99% of all readers probably concluded that the “NPE” in the title was some kind of dangerous drug.
And there actually is something called Norpseudoephedrine that uses the acronym NPE. It was discussed in a 1998 study shared by the National Library of Medicine within the National Institutes of Health. (TL;DR: NPE “enhances the analgesic and rate decreasing effects of morphine, but inhibits its discriminative properties.”)

But I wasn’t talking about THAT NPE.
I was talking about the NPEs that are non-person entities.
But not in the context of attribute-based access control or rivers or robo-docs.
I was speaking of using generative artificial intelligence to write text.
My feelings on this have been expressed before, including my belief that generative AI should NEVER write the first draft of any published piece.
A false accusation
A particular freelance copywriter holds similar beliefs, so she was shocked when she received a rejection notice from a company that included the following:
“We try to avoid employing people who use AI for their writing.
“Although you answered ‘No’ to our screening question, the text of your proposal is AI-generated.”
There’s only one teeny problem: the copywriter wrote her proposal herself.
(This post doesn’t name the company who made the false accusation, so if you DON’T want to know who the company is, don’t click on this link.)
Face it. (Yes, I used that word intentionally; I’ve got a business to run.) Some experts—well, self-appointed “experts”—who delve into the paragraph you’re reading right now will conclude that its use of proper grammar, em dashes, the word “delve,” and the Oxford comma PROVE that I didn’t write it. Maybe I’ll add a rocket emoji to help them perpetuate their misinformation. 🚀
Heck, I’ve used the word “delve” for years before ChatGPT became a verb.

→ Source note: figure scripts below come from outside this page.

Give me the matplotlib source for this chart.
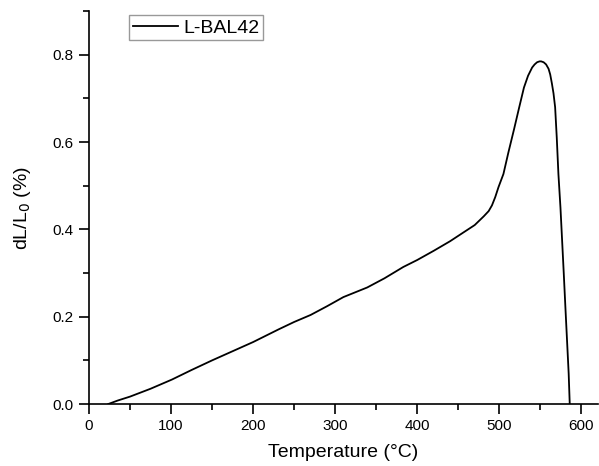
import matplotlib.pyplot as plt
from matplotlib.ticker import MultipleLocator

plt.rcParams['font.family'] = ['Liberation Sans', 'DejaVu Sans']

# Dilatometer curve, L-BAL42
temperature = [23.5, 35, 50, 75, 101, 125, 150, 175, 200, 231, 250, 270, 290,
               310, 339, 360, 383, 400, 420, 440, 457, 470, 481, 487, 491,
               495, 499, 505, 511, 518, 524, 530, 535, 540, 543, 546, 549,
               551, 554, 557, 560, 562, 564, 566, 568, 570, 572, 574.5, 576.5,
               578.5, 580.5, 582.5, 584.5, 585.8]
dl_l0 = [0.0, 0.008, 0.017, 0.035, 0.056, 0.078, 0.100, 0.121, 0.142, 0.171,
         0.188, 0.204, 0.224, 0.245, 0.267, 0.288, 0.314, 0.330, 0.351,
         0.373, 0.394, 0.410, 0.430, 0.442, 0.455, 0.474, 0.497, 0.527,
         0.576, 0.630, 0.678, 0.725, 0.752, 0.771, 0.778, 0.783, 0.785,
         0.785, 0.783, 0.778, 0.768, 0.755, 0.735, 0.712, 0.680, 0.610,
         0.527, 0.450, 0.375, 0.300, 0.222, 0.146, 0.070, 0.0]

fig = plt.figure(figsize=(5.99, 4.66), dpi=100)
ax = fig.add_axes([0.1486, 0.133, 0.8494, 0.843])

ax.plot(temperature, dl_l0, color="black", linewidth=1.3, label="L-BAL42")

ax.set_xlim(0, 620)
ax.set_ylim(0, 0.9)
ax.xaxis.set_major_locator(MultipleLocator(100))
ax.xaxis.set_minor_locator(MultipleLocator(50))
ax.yaxis.set_major_locator(MultipleLocator(0.2))
ax.yaxis.set_minor_locator(MultipleLocator(0.1))
ax.yaxis.set_major_formatter(lambda v, pos: "%.1f" % v)

for side in ("top", "right"):
    ax.spines[side].set_visible(False)
for side in ("left", "bottom"):
    ax.spines[side].set_linewidth(1.2)
ax.tick_params(which="major", direction="out", length=7, width=1.2, labelsize=11, pad=4)
ax.tick_params(which="minor", direction="out", length=4, width=1.2)

ax.set_xlabel("Temperature (°C)", fontsize=14, labelpad=8)
ax.set_ylabel("dL/L$_0$ (%)", fontsize=14, labelpad=14)

ax.legend(loc="upper left", bbox_to_anchor=(0.071, 1.0), fontsize=14,
          frameon=True, fancybox=False, edgecolor="#999999", framealpha=1,
          handlelength=2.3, handletextpad=0.3, borderpad=0.2, borderaxespad=0.2)

fig.savefig("out.png", dpi=100)
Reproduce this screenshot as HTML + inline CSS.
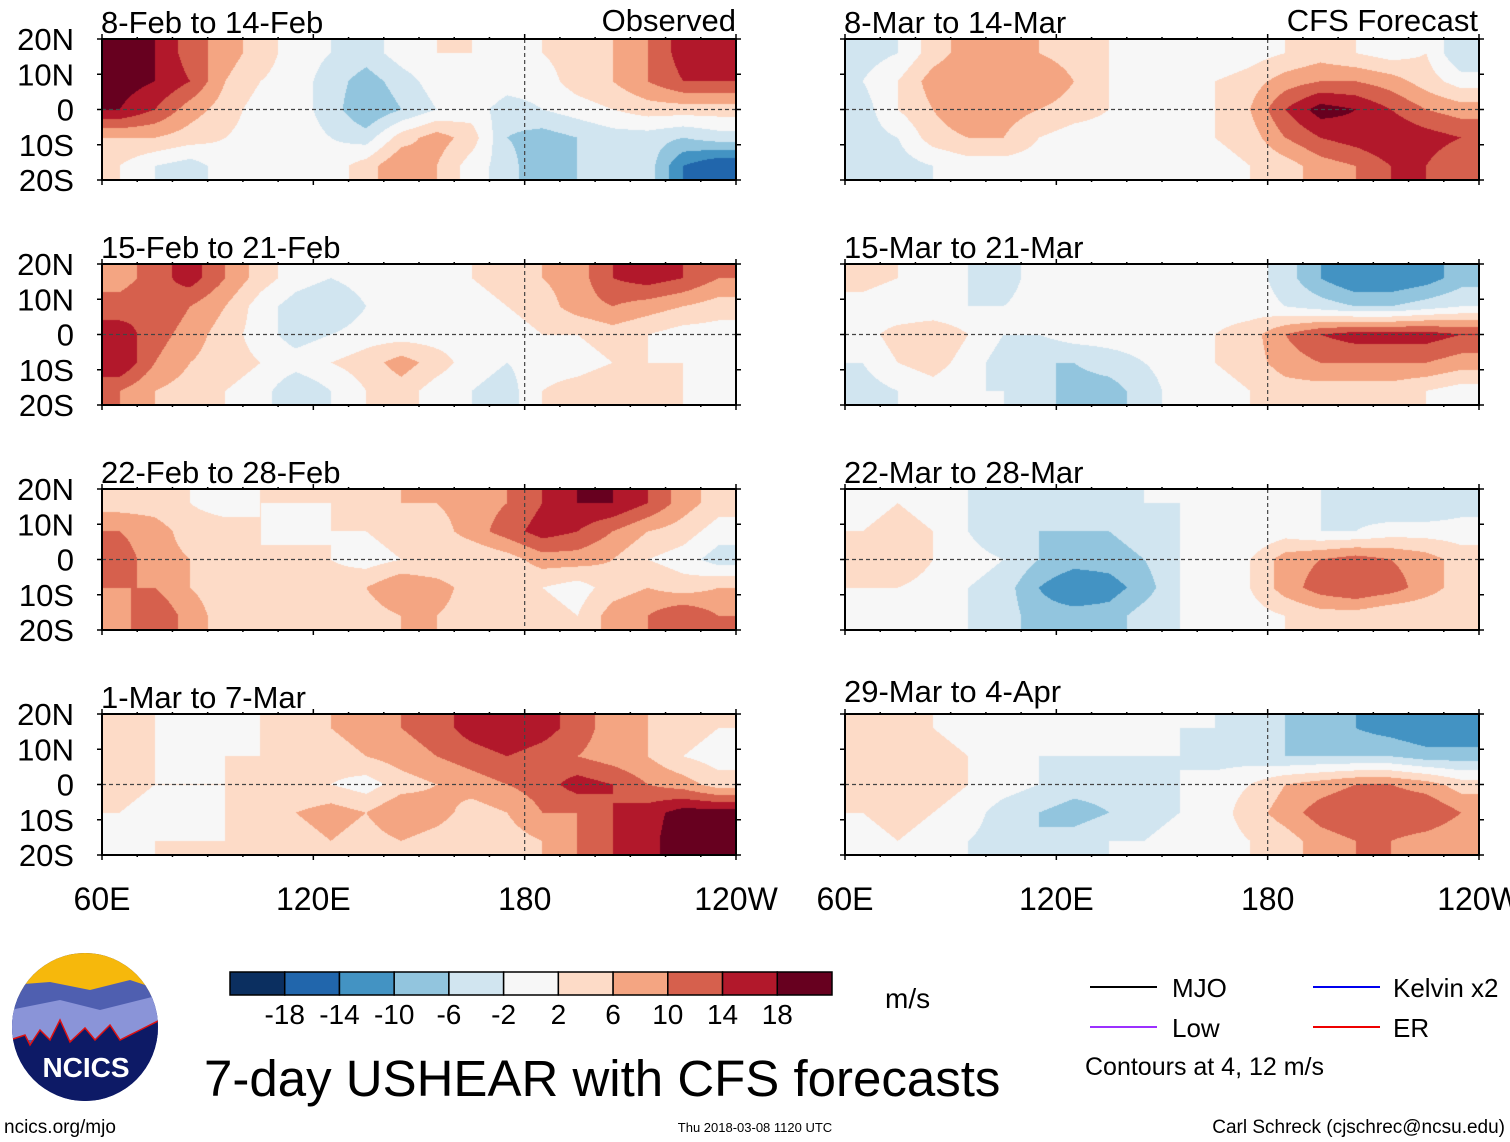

And now I use it on purpose just to irritate the “experts.”
The ramifications of a false accusation
And the company’s claim about the copywriter’s authorship is not only misinformation.
It’s libel.
I have some questions for the company that falsely accused the copywriter of using generative AI to write her proposal.
- How did the company conclude that the copywriter did not write her proposal, but used a generative AI tool to write it?
- What is the measured accuracy of the method employed by the company?
- Has the copywriter been placed on a blocklist by the company based upon this false accusation?
- Has the company shared this false accusation with other companies, thus endangering the copywriter’s ability to make a living?
If this raises to the level of personal injury, perhaps an attorney should get involved.

A final thought
Seriously: if you’re accused of something you didn’t do, push back.
After all, humans who claim to detect AI have not been independently measured regarding their AI detection accuracy.
And AI-powered AI detectors can hallucinate.
So be safe, and take care of yourself, and each other.